Dalam ayat ini, umat Islam telah diperintahkan agar siap memberikan kesaksian meskipun melawan diri mereka dan anggota keluarga mereka sendiri demi tegaknya kebenaran dan terciptanya keadilan. Loyalitas seorang Muslim terhadap kebenaran harus diletakkan diatas segalanya. Setelah itu dalam Al-Quran Surah Almaidah ayat 9 dikatakan:
“Hai orang-orang yang beriman, hendaklah kamu berdiri teguh karena Allah, menjadi saksi dengan adil; dan janganlah kebencian sesuatu kaum mendorong kamu bertindak tidak adil. Berlakulah adil; itu lebih dekat kepada takwa. Dan bertakwalah kepada Allah swt. Sesungguhnya, Allah swt. Maha Mengetahui apa-apa yang kamu kerjakan.”
Setelah diperintah untuk memberikan kesaksian yang benar meskipun melawan diri mereka sendiri, dalam ayat ini Al-Quran memerintahkan umat Islam agar bersikap adil kepada semua pihak, termasuk mereka yang memusuhi dan lawan-lawan mereka. Inilah standar keadilan yang agung yang dianjurkan oleh Islam dan apabila pemerintahan Muslim saat ini tidak mengamalkan ajaran ini maka itu adalah kesalahan mereka sendiri. Oleh karena itu, sangatlah tidak adil dan keliru jika mengambinghitamkan Islam atas perbuatan jahat mereka.
Selain itu, saya ulangi lagi bahwa dunia Barat bukan pula tak bersalah dan terserah mereka bila bersedia mengesampingkan kepentingan mereka sendiri dan tanpa pamrih bekerja menuju masa depan yang lebih baik dan lebih cerah bagi anak-anak kita dan generasi mendatang. Jika setiap kebijakan diambil berlandaskan pondasi keadilan dan integritas yang kuat maka secara otomatis konflik yang telah melanda dunia akan dapat terselesaikan tanpa harus menggunakan jalan-jalan kekerasan, pertumpahan darah dan tindakan-tindakan brutal — bila kita benar-benar ingin tercipta kedamaian di zaman kita ini maka kita harus bertindak secara adil, kita harus menjunjung tinggi kesetaraan dan keadilan.
Baik Muslim maupun non-Muslim harus mengupayakan standar keadilan universal yang diuraikan dalam Al-Quran, sebagaimana Nabi Muhammadsaw dengan begitu indah bersabda, kita harus menginginkan untuk orang lain, apa yang kita inginkan untuk diri kita sendiri.

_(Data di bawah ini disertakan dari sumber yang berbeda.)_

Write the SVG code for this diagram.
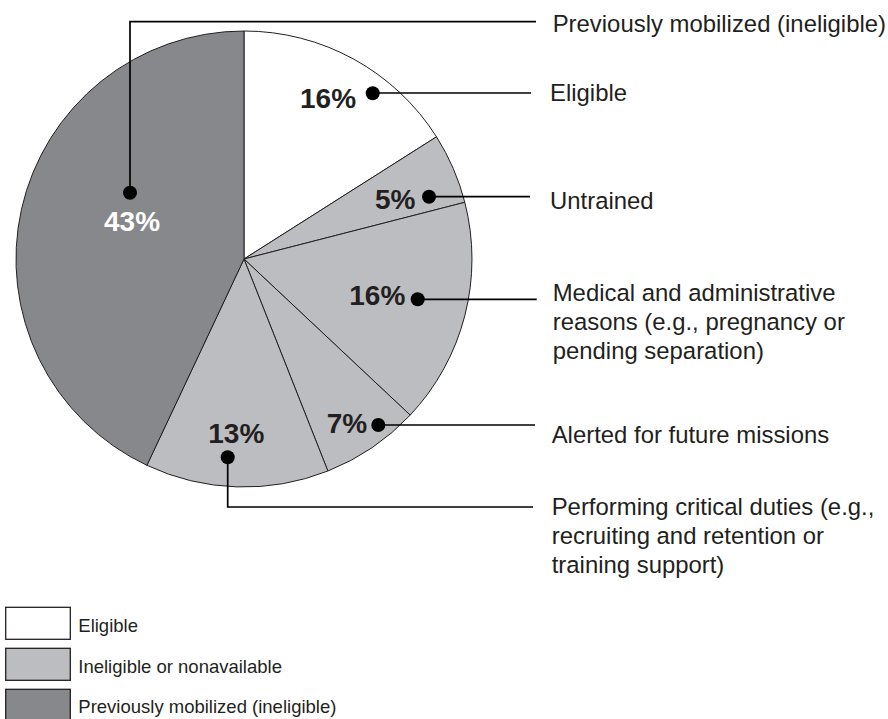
<svg xmlns="http://www.w3.org/2000/svg" width="888" height="719" viewBox="0 0 888 719">
<style>
.slice{stroke:#231f20;stroke-width:1;stroke-linejoin:round}
.w{fill:#ffffff}.l{fill:#bcbdc0}.d{fill:#87888b}
.pct{font-family:"Liberation Sans",Arial,sans-serif;font-weight:bold;font-size:28px;fill:#231f20}
.lbl{font-family:"Liberation Sans",Arial,sans-serif;font-size:23.9px;fill:#231f20}
.leg{font-family:"Liberation Sans",Arial,sans-serif;font-size:18.5px;fill:#231f20}
.ld{fill:none;stroke:#000;stroke-width:1.7}
.dot{fill:#000}
.box{stroke:#231f20;stroke-width:1.3}
</style>
<g id="pie">
<path id="s-eligible" class="slice w" d="M244,259 L244,31 A228,228 0 0 1 436.5,136.8 Z"/>
<path id="s-untrained" class="slice l" d="M244,259 L436.5,136.8 A228,228 0 0 1 464.8,202.3 Z"/>
<path id="s-medical" class="slice l" d="M244,259 L464.8,202.3 A228,228 0 0 1 410.2,415.1 Z"/>
<path id="s-alerted" class="slice l" d="M244,259 L410.2,415.1 A228,228 0 0 1 327.9,471.0 Z"/>
<path id="s-critical" class="slice l" d="M244,259 L327.9,471.0 A228,228 0 0 1 146.9,465.3 Z"/>
<path id="s-prev" class="slice d" d="M244,259 L146.9,465.3 A228,228 0 0 1 244,31 Z"/>
</g>
<g id="connectors">
<polyline class="ld" points="130,192.7 130,21.7 536,21.7"/>
<line class="ld" x1="372.7" y1="93" x2="531" y2="93"/>
<line class="ld" x1="429" y1="196.7" x2="530" y2="196.7"/>
<line class="ld" x1="417.7" y1="299.3" x2="536.7" y2="299.3"/>
<line class="ld" x1="378.3" y1="425" x2="535" y2="425"/>
<polyline class="ld" points="227.7,457.3 227.7,507 533,507"/>
<circle class="dot" cx="130" cy="192.7" r="7"/>
<circle class="dot" cx="372.7" cy="93.3" r="7"/>
<circle class="dot" cx="429" cy="196.7" r="7"/>
<circle class="dot" cx="417.7" cy="299.3" r="7"/>
<circle class="dot" cx="378.3" cy="425" r="7"/>
<circle class="dot" cx="227.7" cy="457.3" r="7"/>
</g>
<g id="node-prev">
<text class="pct" x="104" y="230.7" style="fill:#ffffff">43%</text>
<text class="lbl" x="552.7" y="32.3">Previously mobilized (ineligible)</text>
</g>
<g id="node-eligible">
<text class="pct" x="300" y="108.3">16%</text>
<text class="lbl" x="550" y="100.7">Eligible</text>
</g>
<g id="node-untrained">
<text class="pct" x="375" y="209.3">5%</text>
<text class="lbl" x="550" y="209.3">Untrained</text>
</g>
<g id="node-medical">
<text class="pct" x="349.3" y="305">16%</text>
<text class="lbl" x="552.7" y="300.7">Medical and administrative</text>
<text class="lbl" x="552.7" y="330">reasons (e.g., pregnancy or</text>
<text class="lbl" x="552.7" y="359.3">pending separation)</text>
</g>
<g id="node-alerted">
<text class="pct" x="326.7" y="432.7">7%</text>
<text class="lbl" x="551.7" y="442.7">Alerted for future missions</text>
</g>
<g id="node-critical">
<text class="pct" x="208.3" y="442.7">13%</text>
<text class="lbl" x="551.7" y="515">Performing critical duties (e.g.,</text>
<text class="lbl" x="551.7" y="544">recruiting and retention or</text>
<text class="lbl" x="551.7" y="573.3">training support)</text>
</g>
<g id="legend">
<rect class="box w" x="5.7" y="607.3" width="64.6" height="32"/>
<text class="leg" x="78.3" y="632.3">Eligible</text>
<rect class="box l" x="5.7" y="648.3" width="64.6" height="32"/>
<text class="leg" x="78.3" y="673.3">Ineligible or nonavailable</text>
<rect class="box d" x="5.7" y="689.3" width="64.6" height="32"/>
<text class="leg" x="78.3" y="713.3">Previously mobilized (ineligible)</text>
</g>
</svg>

Kita harus memperjuangkan hak-hak orang lain dengan semangat dan tekad yang sama sebagaimana kita memperjuangkan hak-hak kita sendiri; kita harus memperluas cakrawala pemikiran kita dan memperjuangkan apa yang benar bagi dunia, alih-alih memperjuangkan apa-apa yang menurut kita benar. Inilah sarana-sarana menuju kedamaian dunia di zaman kita ini.
Dari dalam lubuk hati saya berdoa semoga Allah Taala menganugerahkan kesadaran kepada semua pihak, semua bangsa sehingga dengan semangat tanpa pamrih ini mereka semua dapat bekerjasama demi kemajuan umat manusia. Dengan kata-kata ini, saya mengucapkan terima kasih – terimakasih banyak”.